Another consequence of short-term focus is lack of commitment to Account Development. Cross-fertilisation of solutions between customers takes time to generate meaningful sales figures. Customers need to be gently coaxed into visualising the benefits of what is being offered, moving onto small consultancy packages and feasibility studies, before becoming receptive to the big sales.
The second reason for missing out on Account Development opportunities is that many people, even senior business consultants, just do not possess the required skill set. The customer wants to see:
- Delivery capability
- Strategic thinking
Too many keen business development consultants believe that they can bluff their way through, appearing to hold the above qualities when they don’t. They can’t. If the consultant doesn’t genuinely respect his customer, that customer will know. If the consultant tries to manipulate for commercial ends, his influence will fade. If poor advice is provided rather than involve another, for fear of loosening personal grip on a client, the consultant’s advice won’t be sought next time.

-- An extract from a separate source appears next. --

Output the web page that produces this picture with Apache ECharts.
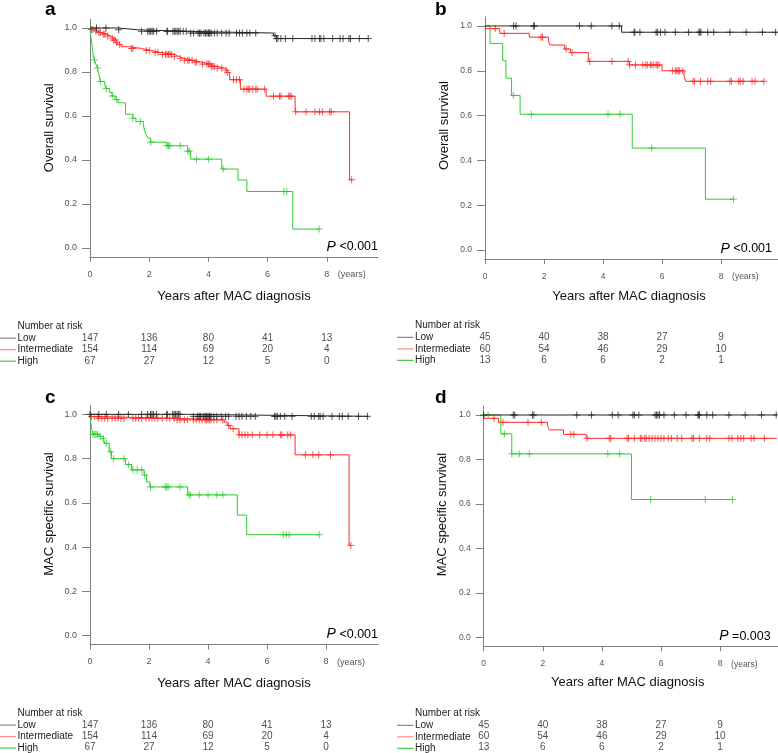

Building long-term, good relationships isn’t easy. Continually recognising the benefits of symbiosis calls for a degree of humility. Developing win-win scenarios time and again requires creativity and empathy. Maintaining trust in a customer-supplier situation is demanding. Many good intentioned business developers can’t live up to the challenge.
Maximising the Consultancy-led Account Development opportunity
Consultancy-led Account Development offers a company a secure future and a solid backbone from which to grow, through:
- Provision of a continuing, year-on-year order book
- Low risk work
- Minimised pre-sales costs
- Reduced project management overheads
- Development of leading-edge, onwardly sellable solutions
- Enhanced reputation
- Improved staff skills
To maximise the Consultancy-led Account Development opportunity, a supplier needs to:
- Develop a strategic Account Development plan
- Employ suitably skilled business development consultants
- Manage the consultants’ activities against the plan
- Replace losses from the customer base
These four simple steps will maximise the benefits on offer.